Binatang yang belum pasti wujudnya atau disebut kriptid itu antara lain yeti, loch ness, bigfoot, dan putri duyung. Wujud yang unik itu membuat jenglot dikategorikan sebagai kriptid. Namun, kriptozoologi termasuk pseudosains dan tidak diakui sebagai cabang zoologi.
/https%3A%2F%2Fasset.kgnewsroom.com%2Fphoto%2Fpre%2F2022%2F04%2F15%2F3e9276c8-bd44-4ce3-8dbd-2f9cc76752e6_jpg.jpg)
Pegunjung mengabadikan atraksi putri duyung di Jakarta Aquarium Safari di Jakarta, Jumat (15/4/2022).
Dari dua pemeriksaan di Indonesia dan Malaysia dan kajian budaya jenglot itu, maka diduga jenglot hanyalah makhluk buatan. Boneka ini dibuat dukun sebagai media untuk melakukan hal-hal magis yang negatif.
Ketidakpastian
Baik alien yang dipamerkan di depan Kongres Meksiko maupun jenglot yang dibanding-bandingkan warganet Indonesia nyatanya memang memiliki sejumlah persamaan. Selain menjadi ”makhluk” buatan manusia, keyakinan kuat akan keberadaan dua makhluk rekaan itu umumnya menguat di masa-masa krisis, saat kondisi sosial dan ekonomi sedang tidak stabil.
”Ketika orang merasa terisolasi dan frustrasi, mereka cenderung memercayai teori konspirasi untuk membuat diri mereka lebih baik,” kata profesor psikologi sosial Universitas Kent, Inggris, Karen Douglas, kepada BBC, 8 Juli 2022.

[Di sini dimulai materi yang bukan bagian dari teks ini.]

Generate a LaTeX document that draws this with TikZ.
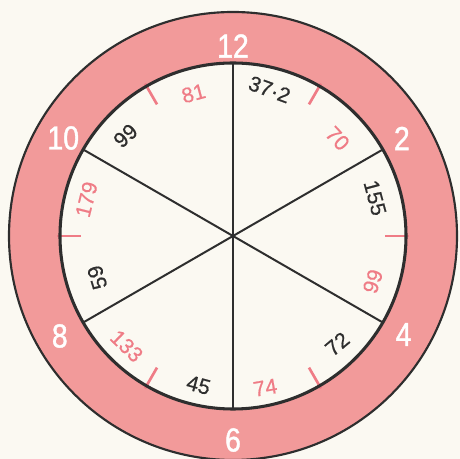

Bagaimanapun, seperti diungkapkan ahli neurosains yang kini menjadi Dekan Fakultas Kedokteran Universitas Pembangunan Nasional Veteran Jakarta Taufiq Pasiak, seperti dikutip Kompas, 25 April 2020, otak manusia adalah mesin pembangkit kepercayaan. ”Manusia menciptakan kepercayaan untuk memberi rasa aman,” katanya.
Baca juga: Perdukunan dan Otak Kita
Orang-orang ingin memercayai keberadaan alien dengan segala asumsi kepintarannya atau jenglot dengan berbagai kekuatan dan daya magisnya karena ingin memiliki rasa aman dan nyaman di tengah situasi yang penuh ketidakpastian. Masalah apakah alien atau jenglot itu benar-benar ada, bisa dibuktikan secara ilmiah atau tidak, tidak menjadi persoalan sepanjang keyakinan itu bisa memberi mereka kepastian.